I suppose it’s not beyond the realm of reasonable doubt to assume that Fowley’s previous songwriting connections with young L.A. record producer Mike Curb landed him this one-off record deal with Tower Records. But the majority of the input on this record–producing, arranging and co-songwriting—is not from Fowley, who just sings and narrates, but from his teenage chauffeur and apprentice, Michael Lloyd (Lloyd later fell in with Curb during his reign at MGM, producing many a record for The Osmonds, among others. But enough with the twisted tendrils of the Los Angeles record biz in the sixties…)
“Love Is Alive And Well” does have many ludicrously funny moments, like in the chutzpah to record a song called “Me” with a co-written songwriting credit, no less! Or to even release a track called “Super Flower.” Especially when it has no music, no singing, but only Fowley interviewing a group of Sunset Strip teenyboppers with questions like: ‘Why do you love Kim Fowley?’ or ‘You, flower child; what’s your opinion?’ It would be magnanimous if it wasn’t such an obvious set up, with ‘…he’s beautiful, kind, considerate…generous…’ or ‘wonderful, marvelous’ the only answers! But the album is Kim’s deck, and as usual, it’s loaded to the gills, and so the rest of the world and its rules will have to wait another day.
And if there’s ever anyone influenced by the old saying “Amateurs borrow, professionals steal” it’s Kim Fowley (PS: I have absolutely no problems with this behaviour — and you shouldn’t, too — as long as it doesn’t head into derivative limpsville, OK?) “See How The Other Half Love” manages to shanghai the Beatles’ “She Said, She Said” guitar riff, while “Heatwave” is oddly woven into Beethoven’s “Ode To Joy” on “Flower City,” but it’s a really shook up punker, so who cares who he’s ripping off if it’s done with this amount of passion and (dare) devil may care attitude, it’s no crime. And if Fowley had the above saying tattooed on his chest then his other one on his ass would read ‘If you got it, FLAUNT IT!’ because he does in a really big way by ripping off The Seeds, who spent a good third of their time in the studio re-writing “Pushing Too Hard” or “Mr. Farmer”! This man will stop at nothing: ripping off a group that ripped themselves off blind!!! But the track he creatively stakes Sky’s domain as his own is the absolute best song on the album, “Reincarnation”. Remember it, as it’s one of Fowley’s best ever. Organ and tambourine open, then a “Paperback Writer” punctuating guitar braaang, and Fowley’s off, Sky Saxon-ing it up to the hilt. And the lyrics are incredible, detailing what the afterlife has in store for him:
“I’ll be back
As a brown paper sack,
A wretched guitar
Or a Chinese car…”
Or perhaps
“I’ll reappear
As a reindeer
Or a tin can full of
Ice cold beer…”
Why this never appeared on a garage punk compilation is puzzling: it’s snot-snot-snotty, barely coherent and has that kinetic teenage Vox-Continental a‑go-go rhythm that many tried for and only glimpsed for a moment. As for Fowley, he caught it barehanded and wrestled it to the studio floor in one take. “Reincarnation” is well worth the price of admission, and has recently surfaced on Rev-Ola’s “Mondo Hollywood: Kim Fowley’s Jukebox” compilation.

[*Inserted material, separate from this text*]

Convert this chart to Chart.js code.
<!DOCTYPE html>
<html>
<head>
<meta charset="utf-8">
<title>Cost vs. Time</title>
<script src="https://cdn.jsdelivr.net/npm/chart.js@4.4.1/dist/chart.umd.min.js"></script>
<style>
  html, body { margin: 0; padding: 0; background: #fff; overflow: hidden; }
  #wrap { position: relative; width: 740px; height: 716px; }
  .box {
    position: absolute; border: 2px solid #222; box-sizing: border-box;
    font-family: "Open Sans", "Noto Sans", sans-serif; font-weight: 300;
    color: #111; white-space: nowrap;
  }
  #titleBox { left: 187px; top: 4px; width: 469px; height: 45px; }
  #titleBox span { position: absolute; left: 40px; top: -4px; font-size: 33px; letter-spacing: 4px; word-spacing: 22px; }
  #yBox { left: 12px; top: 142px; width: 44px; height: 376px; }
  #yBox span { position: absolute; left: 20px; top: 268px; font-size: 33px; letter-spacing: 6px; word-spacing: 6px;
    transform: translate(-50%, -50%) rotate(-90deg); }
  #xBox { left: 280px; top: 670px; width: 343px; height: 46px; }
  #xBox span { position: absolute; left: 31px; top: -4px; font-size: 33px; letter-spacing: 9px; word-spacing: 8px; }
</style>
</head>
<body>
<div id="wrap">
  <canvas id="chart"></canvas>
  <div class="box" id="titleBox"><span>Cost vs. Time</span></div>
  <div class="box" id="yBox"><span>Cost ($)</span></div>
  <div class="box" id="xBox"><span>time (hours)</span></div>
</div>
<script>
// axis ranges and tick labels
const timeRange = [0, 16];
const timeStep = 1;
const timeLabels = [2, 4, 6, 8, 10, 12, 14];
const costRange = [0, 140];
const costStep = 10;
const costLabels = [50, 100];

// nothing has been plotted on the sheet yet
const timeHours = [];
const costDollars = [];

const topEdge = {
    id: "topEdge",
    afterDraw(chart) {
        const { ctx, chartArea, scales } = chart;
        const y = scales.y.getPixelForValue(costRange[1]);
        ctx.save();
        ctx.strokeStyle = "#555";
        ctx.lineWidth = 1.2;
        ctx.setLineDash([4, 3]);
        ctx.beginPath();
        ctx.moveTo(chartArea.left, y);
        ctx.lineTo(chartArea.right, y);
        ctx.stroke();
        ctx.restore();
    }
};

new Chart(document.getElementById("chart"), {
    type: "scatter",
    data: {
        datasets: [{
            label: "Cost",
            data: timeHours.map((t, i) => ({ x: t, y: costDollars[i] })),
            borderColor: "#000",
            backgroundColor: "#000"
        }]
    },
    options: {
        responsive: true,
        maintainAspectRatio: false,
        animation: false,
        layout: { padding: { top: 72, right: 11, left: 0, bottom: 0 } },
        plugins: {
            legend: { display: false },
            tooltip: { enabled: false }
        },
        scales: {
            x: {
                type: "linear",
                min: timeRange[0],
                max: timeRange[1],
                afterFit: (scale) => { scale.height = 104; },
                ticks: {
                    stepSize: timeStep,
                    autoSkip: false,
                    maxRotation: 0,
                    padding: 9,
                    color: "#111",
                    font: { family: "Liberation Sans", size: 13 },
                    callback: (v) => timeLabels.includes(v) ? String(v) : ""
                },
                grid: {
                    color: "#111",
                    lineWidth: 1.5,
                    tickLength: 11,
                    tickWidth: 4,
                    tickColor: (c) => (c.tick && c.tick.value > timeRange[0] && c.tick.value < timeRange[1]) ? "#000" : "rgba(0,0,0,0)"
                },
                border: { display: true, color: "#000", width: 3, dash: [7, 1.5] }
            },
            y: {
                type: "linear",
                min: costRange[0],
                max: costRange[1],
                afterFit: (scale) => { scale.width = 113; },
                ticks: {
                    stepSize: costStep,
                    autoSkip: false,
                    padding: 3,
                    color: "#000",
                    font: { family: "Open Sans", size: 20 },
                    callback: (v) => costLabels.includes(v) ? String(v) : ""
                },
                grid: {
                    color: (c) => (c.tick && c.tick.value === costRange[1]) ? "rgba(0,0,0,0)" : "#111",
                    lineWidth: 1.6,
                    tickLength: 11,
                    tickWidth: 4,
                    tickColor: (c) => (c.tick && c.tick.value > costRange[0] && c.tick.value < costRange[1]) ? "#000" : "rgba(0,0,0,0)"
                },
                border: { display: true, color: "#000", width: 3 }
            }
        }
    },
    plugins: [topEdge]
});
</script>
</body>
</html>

I’m sure “Love Is Alive And Well” was cut within a week’s time as Fowley was known for his economy in the studio — contrasted by the self-penned liner notes that take up a good portion of the back sleeve:
”Love is alive an’ well. Our return to the innocence of childhood is the only flash of beauty and light upon the cropless field of life on which many of us may live.”

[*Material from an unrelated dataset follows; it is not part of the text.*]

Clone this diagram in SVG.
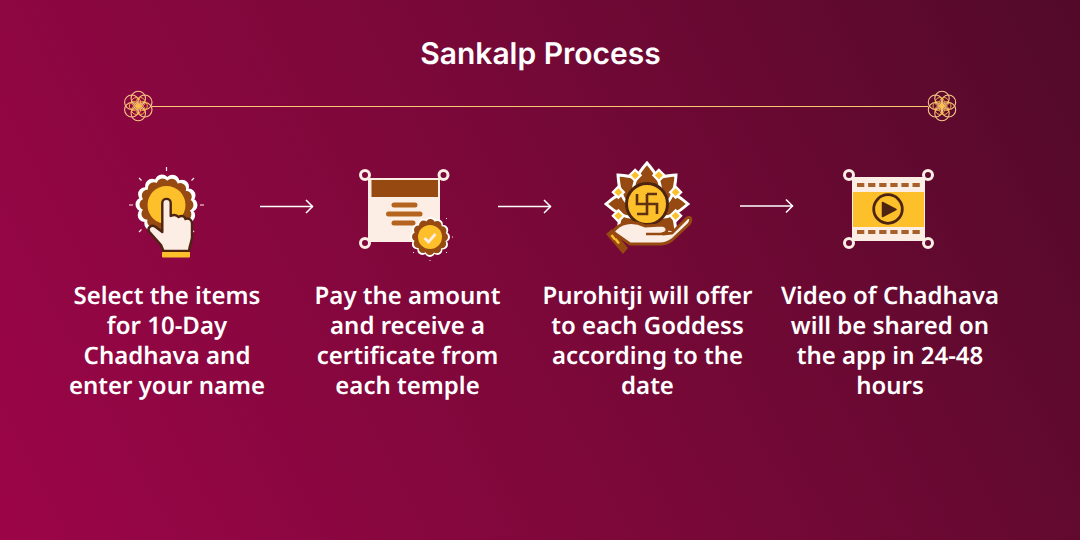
<svg xmlns="http://www.w3.org/2000/svg" width="1080" height="540" viewBox="0 0 1080 540">
<defs>
<linearGradient id="bg" gradientUnits="userSpaceOnUse" x1="20" y1="540" x2="1060" y2="0">
<stop offset="0" stop-color="#9b0548"/><stop offset="0.5" stop-color="#7a0838"/><stop offset="1" stop-color="#530a2a"/>
</linearGradient>
<g id="mandala" fill="none">
<g stroke="#f7c684" stroke-width="1.100">
<circle cx="0" cy="-7.500" r="7.200"/><circle cx="6.500" cy="-3.750" r="7.200"/><circle cx="6.500" cy="3.750" r="7.200"/><circle cx="0" cy="7.500" r="7.200"/><circle cx="-6.500" cy="3.750" r="7.200"/><circle cx="-6.500" cy="-3.750" r="7.200"/>
</g>
<g stroke="#fdbf4a" stroke-width="0.900">
<circle cx="4.500" cy="0" r="4.500"/><circle cx="-4.500" cy="0" r="4.500"/><circle cx="2.250" cy="3.900" r="4.500"/><circle cx="-2.250" cy="3.900" r="4.500"/><circle cx="2.250" cy="-3.900" r="4.500"/><circle cx="-2.250" cy="-3.900" r="4.500"/>
</g>
</g>
<path id="petal" d="M0-41C8-32 15-22 13-12L-13-12C-15-22-8-32 0-41Z" fill="#964a12" stroke="#fff" stroke-width="3" stroke-linejoin="miter"/>
<g id="gem"><rect x="-5" y="-5" width="10" height="10" fill="#fff"/><rect x="-2.800" y="-2.800" width="5.600" height="5.600" fill="#fdbf2a"/></g>
<marker id="arr" viewBox="0 0 12 16" markerWidth="12" markerHeight="16" refX="11" refY="8" orient="auto" markerUnits="userSpaceOnUse">
<path d="M4 1.500L10.500 8L4 14.500" fill="none" stroke="#fff" stroke-width="1.500"/>
</marker>
</defs>
<style>
text{font-family:"Noto Sans",sans-serif;font-weight:600;fill:#fff;text-anchor:middle;text-rendering:geometricPrecision}
.t{font-size:24px}
.title{font-family:Inter,sans-serif;font-size:30px}
.corner{fill:none;stroke:#fdeee5;stroke-width:3}
.conn{fill:none;stroke:#fff;stroke-width:1.500;marker-end:url(#arr)}
</style>
<rect width="1080" height="540" fill="url(#bg)"/>
<text class="title" x="540.500" y="63.500">Sankalp Process</text>
<g id="divider">
<line x1="152" y1="106.500" x2="928" y2="106.500" stroke="#fbc777" stroke-width="1"/>
<use href="#mandala" x="138.300" y="106"/>
<use href="#mandala" x="942" y="106"/>
</g>
<g id="connectors">
<line class="conn" x1="260" y1="206.500" x2="313" y2="206.500"/>
<line class="conn" x1="498" y1="206.500" x2="551" y2="206.500"/>
<line class="conn" x1="740" y1="206" x2="793" y2="206"/>
</g>
<g id="step1">
<path d="M166.500 167V171M166.500 239V243M129 205H133M200 205H204M139 178L141.500 180.500M194 178L191.500 180.500M139 232L141.500 229.500M194 232L191.500 229.500" stroke="#fdeee5" stroke-width="1.200"/>
<circle cx="166.500" cy="205" r="24" fill="#fff" stroke="#fff" stroke-width="14" stroke-linecap="round" stroke-dasharray="0 10.771"/>
<circle cx="166.500" cy="205" r="21" fill="#964a12" stroke="#964a12" stroke-width="12" stroke-linecap="round" stroke-dasharray="0 9.425"/>
<circle cx="166.500" cy="205" r="19" fill="#fdbf2a"/>
<path d="M163.500 251L161 245L149.500 232C146.500 228 151 224.500 155 226.500L162.300 232L162.300 203C162.300 197.500 170.700 197.500 170.700 203L170.700 216C173.500 214.500 176.500 214.500 178.500 217C181.500 215 184.500 216 185.500 219C188.500 217.500 192 219.500 192 223.500L192 237C192 241 189.500 245 189 251Z" fill="#fdeee5" stroke="#4c2411" stroke-width="2.400" stroke-linejoin="round"/>
<rect x="162" y="251.500" width="28" height="6" rx="1" fill="#fdbf2a"/>
<rect x="162" y="250" width="28" height="2" fill="#4c2411"/>
</g>
<g id="step2">
<rect x="368" y="178" width="72" height="64" fill="#fdeee5"/>
<rect x="371.500" y="180" width="66.500" height="17" fill="#964a12"/>
<path d="M394 205H415M388.500 214H420M394 223H413" stroke="#b5641f" stroke-width="5" stroke-linecap="round"/>
<circle class="corner" cx="365" cy="175" r="4.500"/>
<circle class="corner" cx="443.500" cy="175" r="4.500"/>
<circle class="corner" cx="365" cy="243" r="4.500"/>
<circle cx="430" cy="237" r="15" fill="#fff" stroke="#fff" stroke-width="10" stroke-linecap="round" stroke-dasharray="0 7.854"/>
<circle cx="430" cy="237" r="13.500" fill="#964a12" stroke="#964a12" stroke-width="9" stroke-linecap="round" stroke-dasharray="0 7.069"/>
<circle cx="430" cy="237" r="12" fill="#fdbf2a"/>
<path d="M424.500 238L428.500 242L435.500 234" fill="none" stroke="#fdeee5" stroke-width="2.800"/>
<path d="M446 219L447 218M452 237H453M446 252L447 253M430 260V261M414 252L413 253" stroke="#fdeee5" stroke-width="1"/>
</g>
<g id="step3">
<g transform="translate(647 204)">
<use href="#petal" transform="rotate(135)"/><use href="#petal" transform="rotate(-135)"/><use href="#petal" transform="rotate(90)"/><use href="#petal" transform="rotate(-90)"/><use href="#petal" transform="rotate(45)"/><use href="#petal" transform="rotate(-45)"/><use href="#petal"/>
<use href="#gem" transform="rotate(22.500) translate(0 -31) rotate(-22.500) rotate(45)"/>
<use href="#gem" transform="rotate(-22.500) translate(0 -31) rotate(22.500) rotate(45)"/>
<use href="#gem" transform="rotate(67.500) translate(0 -31) rotate(-67.500) rotate(45)"/>
<use href="#gem" transform="rotate(-67.500) translate(0 -31) rotate(67.500) rotate(45)"/>
<use href="#gem" transform="rotate(112.500) translate(0 -31) rotate(-112.500) rotate(45)"/>
<use href="#gem" transform="rotate(-112.500) translate(0 -31) rotate(112.500) rotate(45)"/>
<circle r="20.500" fill="#fdbf2a" stroke="#4c2411" stroke-width="3"/>
<path d="M-10-10V0H10V10M0-10H10M0-10V10H-10" fill="none" stroke="#5f3011" stroke-width="2.600"/>
</g>
<path d="M613 232C620 222 632 220 645 226L662 225C668 226 669 232 663 234L672 233L687 218C691 216 692 220 689 224L672 240C668 243 664 244 660 244L630 244Z" fill="#fdeee5" stroke="#964a12" stroke-width="3" stroke-linejoin="round"/>
<path d="M646 234H661L668 232" fill="none" stroke="#964a12" stroke-width="2.500"/>
<path d="M606 234L612 229L628 248L623 254Z" fill="#964a12"/>
<path d="M611.500 235L615 239.500M615.500 239L619 243.500" stroke="#fdbf2a" stroke-width="2.500"/>
</g>
<g id="step4">
<rect x="852" y="177" width="73" height="64" fill="#fdeee5"/>
<rect x="853" y="192" width="71" height="35" fill="#fdbf2a"/>
<path d="M857 185H923M857 232H923" stroke="#a7602a" stroke-width="4" stroke-dasharray="7.300 3.800"/>
<circle cx="888" cy="209" r="14.300" fill="none" stroke="#4c2411" stroke-width="2.800"/>
<path d="M882.500 202.500L896 209.500L882.500 216.500Z" fill="#4c2411" stroke="#4c2411" stroke-width="1.500" stroke-linejoin="round"/>
<circle class="corner" cx="849" cy="175" r="4.500"/>
<circle class="corner" cx="928" cy="175" r="4.500"/>
<circle class="corner" cx="849" cy="243" r="4.500"/>
<circle class="corner" cx="928" cy="243" r="4.500"/>
</g>
<g id="label1"><text class="t" x="167" y="304">Select the items</text><text class="t" x="167" y="334">for 10-Day</text><text class="t" x="167" y="364">Chadhava and</text><text class="t" x="167" y="394">enter your name</text></g>
<g id="label2"><text class="t" x="407.500" y="304">Pay the amount</text><text class="t" x="407.500" y="334">and receive a</text><text class="t" x="407.500" y="364">certificate from</text><text class="t" x="407.500" y="394">each temple</text></g>
<g id="label3"><text class="t" x="647.500" y="304">Purohitji will offer</text><text class="t" x="647.500" y="334">to each Goddess</text><text class="t" x="647.500" y="364">according to the</text><text class="t" x="647.500" y="394">date</text></g>
<g id="label4"><text class="t" x="890" y="304">Video of Chadhava</text><text class="t" x="890" y="334">will be shared on</text><text class="t" x="890" y="364">the app in 24-48</text><text class="t" x="890" y="394">hours</text></g>
</svg>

You see what I mean with that earlier ‘sincerity’ thing? It’s impossible to sum up Kim Fowley. But I’ll try: he’s a rock’n’roll enig-maniac like Iggy Pop meets Guy Stevens on the corner of Z‑Man Barzell and Phil Spector who worked with The Soft Machine and appeared onstage at the Roundhouse in 1972 during a Deviants reunion gig singing “Pappa Ooo Mow Mow.”